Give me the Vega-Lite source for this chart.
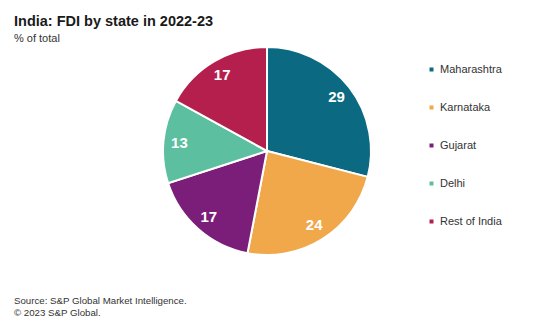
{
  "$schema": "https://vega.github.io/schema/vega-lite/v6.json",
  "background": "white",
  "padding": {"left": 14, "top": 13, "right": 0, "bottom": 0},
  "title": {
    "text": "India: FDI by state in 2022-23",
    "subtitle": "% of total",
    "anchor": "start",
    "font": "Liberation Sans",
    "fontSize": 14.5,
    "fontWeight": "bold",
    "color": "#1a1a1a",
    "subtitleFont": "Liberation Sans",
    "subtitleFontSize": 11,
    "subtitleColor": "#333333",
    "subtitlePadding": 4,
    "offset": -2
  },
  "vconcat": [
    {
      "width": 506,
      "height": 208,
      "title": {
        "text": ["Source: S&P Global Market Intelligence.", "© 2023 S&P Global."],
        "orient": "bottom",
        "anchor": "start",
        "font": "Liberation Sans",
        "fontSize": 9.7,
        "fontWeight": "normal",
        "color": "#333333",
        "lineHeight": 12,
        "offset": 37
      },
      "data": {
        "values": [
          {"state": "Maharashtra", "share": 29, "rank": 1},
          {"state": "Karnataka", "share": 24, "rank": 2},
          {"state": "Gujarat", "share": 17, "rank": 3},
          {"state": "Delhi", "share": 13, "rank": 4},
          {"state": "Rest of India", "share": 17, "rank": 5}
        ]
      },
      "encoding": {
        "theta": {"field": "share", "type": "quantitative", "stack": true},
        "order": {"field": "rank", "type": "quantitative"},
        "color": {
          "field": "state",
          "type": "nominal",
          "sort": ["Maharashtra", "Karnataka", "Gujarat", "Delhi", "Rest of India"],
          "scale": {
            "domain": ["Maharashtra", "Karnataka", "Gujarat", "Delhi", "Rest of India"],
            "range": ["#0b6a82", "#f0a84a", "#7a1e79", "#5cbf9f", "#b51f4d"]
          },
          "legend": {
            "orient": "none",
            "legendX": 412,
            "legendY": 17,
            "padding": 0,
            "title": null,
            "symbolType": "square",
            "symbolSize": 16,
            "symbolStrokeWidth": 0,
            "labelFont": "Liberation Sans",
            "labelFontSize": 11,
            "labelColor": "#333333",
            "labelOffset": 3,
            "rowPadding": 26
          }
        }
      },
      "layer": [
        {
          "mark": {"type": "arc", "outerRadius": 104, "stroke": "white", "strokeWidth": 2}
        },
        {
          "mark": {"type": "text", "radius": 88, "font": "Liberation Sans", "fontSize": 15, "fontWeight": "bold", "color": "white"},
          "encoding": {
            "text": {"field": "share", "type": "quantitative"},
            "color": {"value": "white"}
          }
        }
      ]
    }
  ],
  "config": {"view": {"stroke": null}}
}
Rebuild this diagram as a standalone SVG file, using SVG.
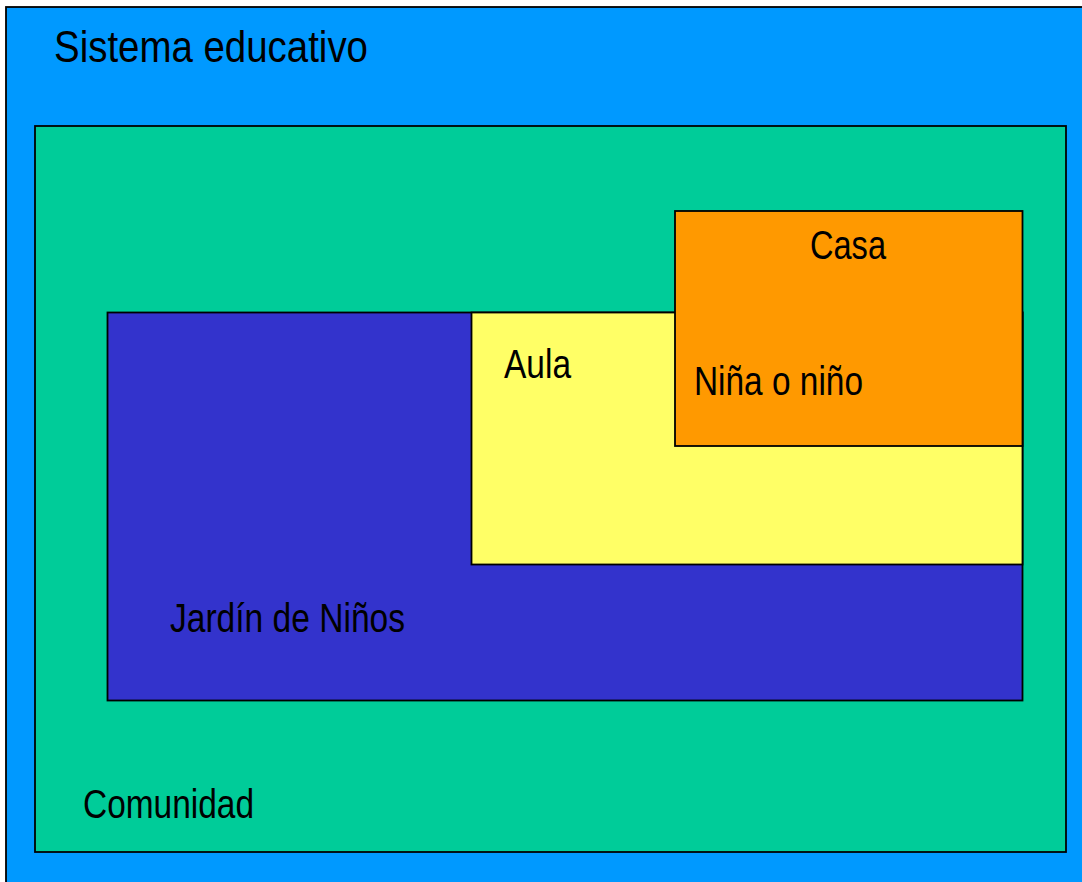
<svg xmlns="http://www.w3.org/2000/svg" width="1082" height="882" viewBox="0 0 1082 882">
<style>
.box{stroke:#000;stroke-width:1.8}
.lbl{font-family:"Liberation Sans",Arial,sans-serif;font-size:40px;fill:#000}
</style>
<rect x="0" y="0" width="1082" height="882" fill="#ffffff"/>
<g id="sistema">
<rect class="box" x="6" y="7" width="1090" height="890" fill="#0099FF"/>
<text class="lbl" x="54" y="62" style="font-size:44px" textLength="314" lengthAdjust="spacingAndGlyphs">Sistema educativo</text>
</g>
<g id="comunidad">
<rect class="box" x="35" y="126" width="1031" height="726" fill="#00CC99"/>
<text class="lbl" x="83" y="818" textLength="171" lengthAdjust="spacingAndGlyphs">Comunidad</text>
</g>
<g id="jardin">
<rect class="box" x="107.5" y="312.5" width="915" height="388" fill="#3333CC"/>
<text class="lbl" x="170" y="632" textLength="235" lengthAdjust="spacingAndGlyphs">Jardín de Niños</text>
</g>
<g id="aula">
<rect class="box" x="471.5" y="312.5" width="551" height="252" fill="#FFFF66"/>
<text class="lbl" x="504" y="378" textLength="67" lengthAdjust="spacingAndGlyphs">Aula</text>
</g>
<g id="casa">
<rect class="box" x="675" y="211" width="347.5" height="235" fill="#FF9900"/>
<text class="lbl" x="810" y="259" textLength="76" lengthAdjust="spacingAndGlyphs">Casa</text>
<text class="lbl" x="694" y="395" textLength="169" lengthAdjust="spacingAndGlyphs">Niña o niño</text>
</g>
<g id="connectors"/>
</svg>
__________________________________________________
Task instructions: Omit any images, then output the listing exactly.

Complete output:
Give me the Vega-Lite source for this chart.
{
  "$schema": "https://vega.github.io/schema/vega-lite/v6.json",
  "background": "white",
  "padding": {"left": 14, "top": 13, "right": 0, "bottom": 0},
  "title": {
    "text": "India: FDI by state in 2022-23",
    "subtitle": "% of total",
    "anchor": "start",
    "font": "Liberation Sans",
    "fontSize": 14.5,
    "fontWeight": "bold",
    "color": "#1a1a1a",
    "subtitleFont": "Liberation Sans",
    "subtitleFontSize": 11,
    "subtitleColor": "#333333",
    "subtitlePadding": 4,
    "offset": -2
  },
  "vconcat": [
    {
      "width": 506,
      "height": 208,
      "title": {
        "text": ["Source: S&P Global Market Intelligence.", "© 2023 S&P Global."],
        "orient": "bottom",
        "anchor": "start",
        "font": "Liberation Sans",
        "fontSize": 9.7,
        "fontWeight": "normal",
        "color": "#333333",
        "lineHeight": 12,
        "offset": 37
      },
      "data": {
        "values": [
          {"state": "Maharashtra", "share": 29, "rank": 1},
          {"state": "Karnataka", "share": 24, "rank": 2},
          {"state": "Gujarat", "share": 17, "rank": 3},
          {"state": "Delhi", "share": 13, "rank": 4},
          {"state": "Rest of India", "share": 17, "rank": 5}
        ]
      },
      "encoding": {
        "theta": {"field": "share", "type": "quantitative", "stack": true},
        "order": {"field": "rank", "type": "quantitative"},
        "color": {
          "field": "state",
          "type": "nominal",
          "sort": ["Maharashtra", "Karnataka", "Gujarat", "Delhi", "Rest of India"],
          "scale": {
            "domain": ["Maharashtra", "Karnataka", "Gujarat", "Delhi", "Rest of India"],
            "range": ["#0b6a82", "#f0a84a", "#7a1e79", "#5cbf9f", "#b51f4d"]
          },
          "legend": {
            "orient": "none",
            "legendX": 412,
            "legendY": 17,
            "padding": 0,
            "title": null,
            "symbolType": "square",
            "symbolSize": 16,
            "symbolStrokeWidth": 0,
            "labelFont": "Liberation Sans",
            "labelFontSize": 11,
            "labelColor": "#333333",
            "labelOffset": 3,
            "rowPadding": 26
          }
        }
      },
      "layer": [
        {
          "mark": {"type": "arc", "outerRadius": 104, "stroke": "white", "strokeWidth": 2}
        },
        {
          "mark": {"type": "text", "radius": 88, "font": "Liberation Sans", "fontSize": 15, "fontWeight": "bold", "color": "white"},
          "encoding": {
            "text": {"field": "share", "type": "quantitative"},
            "color": {"value": "white"}
          }
        }
      ]
    }
  ],
  "config": {"view": {"stroke": null}}
}
Rebuild this diagram as a standalone SVG file, using SVG.
<svg xmlns="http://www.w3.org/2000/svg" width="1082" height="882" viewBox="0 0 1082 882">
<style>
.box{stroke:#000;stroke-width:1.8}
.lbl{font-family:"Liberation Sans",Arial,sans-serif;font-size:40px;fill:#000}
</style>
<rect x="0" y="0" width="1082" height="882" fill="#ffffff"/>
<g id="sistema">
<rect class="box" x="6" y="7" width="1090" height="890" fill="#0099FF"/>
<text class="lbl" x="54" y="62" style="font-size:44px" textLength="314" lengthAdjust="spacingAndGlyphs">Sistema educativo</text>
</g>
<g id="comunidad">
<rect class="box" x="35" y="126" width="1031" height="726" fill="#00CC99"/>
<text class="lbl" x="83" y="818" textLength="171" lengthAdjust="spacingAndGlyphs">Comunidad</text>
</g>
<g id="jardin">
<rect class="box" x="107.5" y="312.5" width="915" height="388" fill="#3333CC"/>
<text class="lbl" x="170" y="632" textLength="235" lengthAdjust="spacingAndGlyphs">Jardín de Niños</text>
</g>
<g id="aula">
<rect class="box" x="471.5" y="312.5" width="551" height="252" fill="#FFFF66"/>
<text class="lbl" x="504" y="378" textLength="67" lengthAdjust="spacingAndGlyphs">Aula</text>
</g>
<g id="casa">
<rect class="box" x="675" y="211" width="347.5" height="235" fill="#FF9900"/>
<text class="lbl" x="810" y="259" textLength="76" lengthAdjust="spacingAndGlyphs">Casa</text>
<text class="lbl" x="694" y="395" textLength="169" lengthAdjust="spacingAndGlyphs">Niña o niño</text>
</g>
<g id="connectors"/>
</svg>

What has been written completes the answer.